Monday, September 30, 2013

Excerpt From A Future History Textbook

When our descendants look back on our present day, they will surely judge us harshly.  Here's what I imagine a textbook (or more likely e-text) on American history will say in a century.

Like the fall of the Roman empire, America's collapse took place over a long period of time, and there are conflicting interpretations as to how and why it happened.  Different historians have stressed factors such as imperial overreach, the erosion of America's education system, unsustainable income inequality, and a long term decline in the production of goods.  However, scholars almost totally agree that irresponsible political leaders made the nation ungovernable at a crucial point when changes could have been made to avert collapse.

Traditionally America's two political parties had hewed close to the center, but from the 1970s onward, the conservative wing of the Republican party exerted greater control, exemplified by the administrations of Ronald Reagan and George W. Bush.  (See chapter 19)  During the early 21st century, a group of ultra-conservative Republicans dubbed the "Tea Party," far to the right of even conservative heroes like Reagan and Bush. went from being the fringe of the GOP to its dominant force.

Unlike politicians of times past, this group refused to compromise or play by the normal rules of behavior.  It took radical moves entirely unprecedented in America's history.  During the presidency of Barack Obama, it commonly threatened government shut-downs and even to default on the nation's debt. This reflected the Tea Party's longer term tendency to deny the legitimacy of any Democratic president.  A precursor to Congress's fight came in the late 1990s, when many future Tea Partiers had attempted to remove Bill Clinton from power over charges of sexual misconduct.  Just as in the 1990s, in the early 21st century conservatives had a power propaganda network on the now obsolete media of talk radio and cable television.  The "talking points" on Fox News, which acted as a mouthpiece for conservatives, had a large influence on narratives in the broader media.  For that reason, as well as the corporatization of the media landscape, most Americans were told that "both sides" were extreme, and saw the Republican party as it had once been: a center right institution.  Most Americans blamed the ungovernability of Washington on all politicians in general, allowing the newly radicalized Republican party to get the votes of moderates and not pay the price at the polls for their behavior.

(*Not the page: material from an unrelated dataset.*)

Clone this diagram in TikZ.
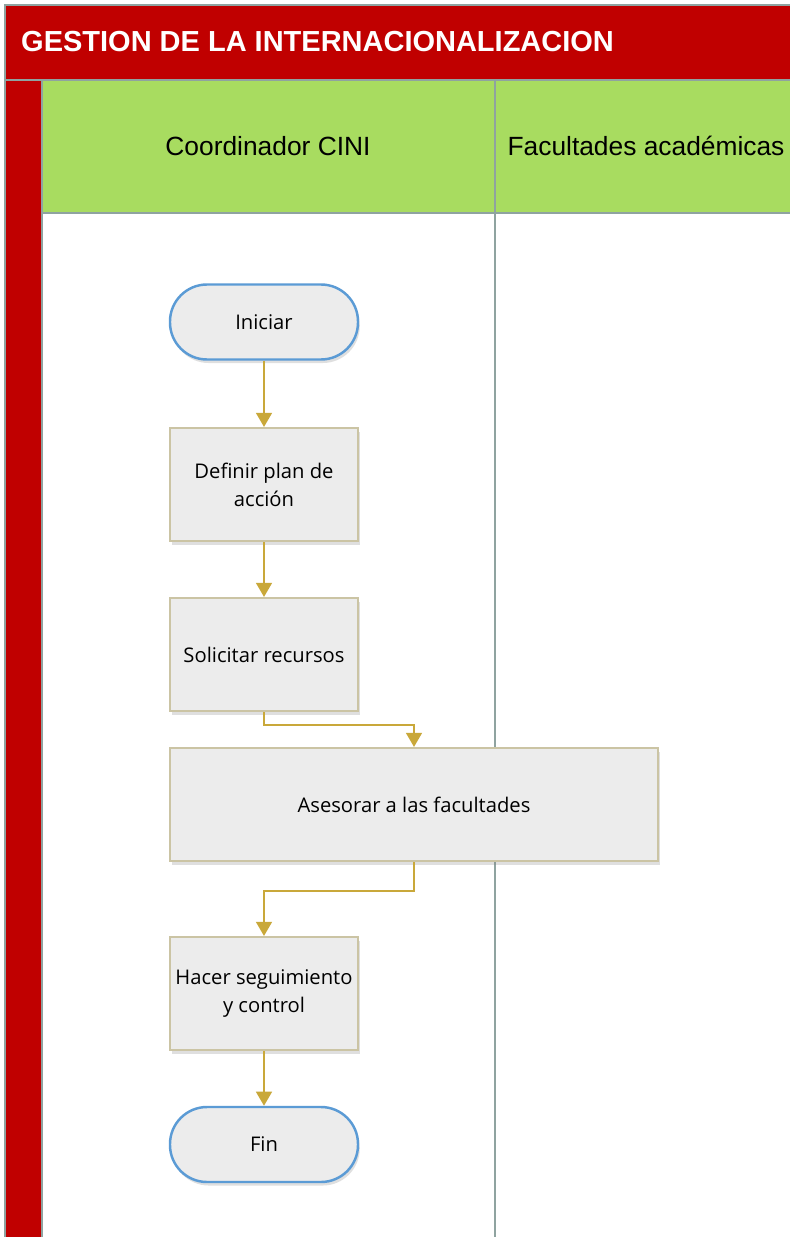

By mid-century, however, the Tea Party would be an irrelevance, and once the Baby Boomer generation passed on, Fox News and conservative media greatly declined in popularity, much like the Hearst empire of the 20th century.  Demographic and generational changes in America weakened the strength of the older rural and suburban whites who made up the Tea Party's base.  Despite that fact, three decades of chaos at the high level of government had left the nation poorer, less able to pay off its debts, and unable to stop the rot that had set into an economy that was increasingly unsustainable in its inequality.  While the name of the Tea Party has faded from popular consciousness, the effects of its extremism are still being felt today.